Prof. Ndioro Ndiaye, former minister for Women and Children, Republic of Senegal, a panelist in the session reiterated the need for promotion of good governance from the ground up and not in the reverse. Her point of view was expounded further by Dr. Kayode Fayemi, Former Executive Governor of Ekiti State, Nigeria, who emphasized the need for creating social safety nets for young people to implement the same. “We must turn around corrupt and unaccountable governments in Africa by strengthening democratic governance institutions,” he stated.

“We have a diverse youth in Africa and unfortunately there is a segment of the youth becoming poorer, we need to cater to them,” reiterated his counterpart H.E Mme Maya Sahli, Fadel Commissioner, African Commission on Human and Peoples Rights.

Dr.
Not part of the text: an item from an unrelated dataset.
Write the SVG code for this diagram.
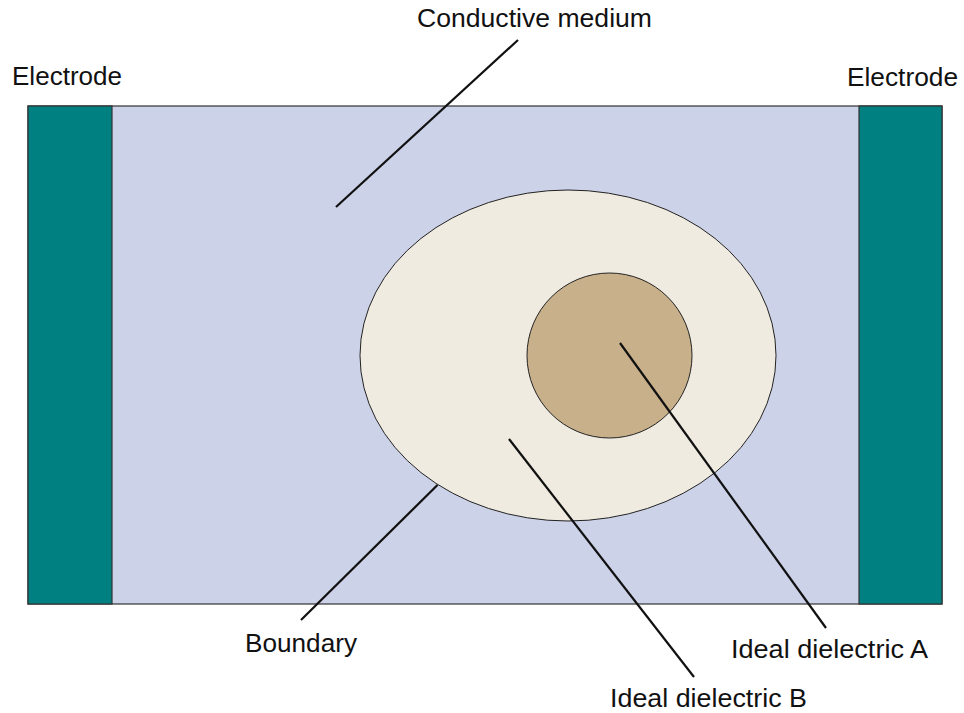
<svg xmlns="http://www.w3.org/2000/svg" width="964" height="713" viewBox="0 0 964 713">
<style>
.lbl{font-family:"Liberation Sans",Arial,sans-serif;font-size:26px;fill:#111}
.ln{stroke:#111;stroke-width:2.2;fill:none}
.edge{stroke:#333;stroke-width:1.2}
</style>
<rect width="964" height="713" fill="#fff"/>
<g id="medium"><rect x="28" y="106" width="914" height="498" fill="#CCD2E8" class="edge"/></g>
<g id="electrode-left"><rect x="28" y="106" width="84" height="498" fill="#008080" class="edge"/></g>
<g id="electrode-right"><rect x="859" y="106" width="83" height="498" fill="#008080" class="edge"/></g>
<g id="dielectric-b"><ellipse cx="568" cy="355.5" rx="208" ry="165.5" fill="#F0EBE0" stroke="#222" stroke-width="1"/></g>
<g id="dielectric-a"><circle cx="609.5" cy="355.5" r="82.5" fill="#C8B08A" stroke="#222" stroke-width="1"/></g>
<g id="connectors">
<line class="ln" x1="518" y1="40" x2="336" y2="207"/>
<line class="ln" x1="437.5" y1="485" x2="301" y2="620"/>
<line class="ln" x1="509" y1="439" x2="694" y2="677"/>
<line class="ln" x1="620" y1="343" x2="826" y2="628"/>
</g>
<g id="labels">
<text class="lbl" x="12" y="85" textLength="110" lengthAdjust="spacingAndGlyphs">Electrode</text>
<text class="lbl" x="847" y="86" textLength="111" lengthAdjust="spacingAndGlyphs">Electrode</text>
<text class="lbl" x="417" y="27" textLength="235" lengthAdjust="spacingAndGlyphs">Conductive medium</text>
<text class="lbl" x="245" y="652" textLength="112" lengthAdjust="spacingAndGlyphs">Boundary</text>
<text class="lbl" x="731" y="658" textLength="197" lengthAdjust="spacingAndGlyphs">Ideal dielectric A</text>
<text class="lbl" x="610" y="707" textLength="197" lengthAdjust="spacingAndGlyphs">Ideal dielectric B</text>
</g>
</svg>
Vasu Gounden, Executive Director ACCORD took us down memory lane as he recollected the sobering misdeeds that were undertaken in 1994 when South Africa avoided a massive blood bath. This is when the right wing movement attempted to curtail all progress made on democracy. This included 50,000 armed men who had been thoroughly trained to kill and destroy during the country’s first elections. How the country was able to surmount this challenge is a miracle. Kindly watch below:

Dr. Gounden informed the audience of the consequences brought about by profound socio-economic inequality. Today, South Africa has one of the highest numbers of social protest and it comes as no surprise. “We need to close the gap in development and education. When people enter politics because they have no other alternative to close their own personal gaps, then we are in trouble,” he stated.

Ibraheem Sanusi  rightly put it when he stated that we should strive to not only want a continent not at war, but one that respects and upholds human rights and builds peace together.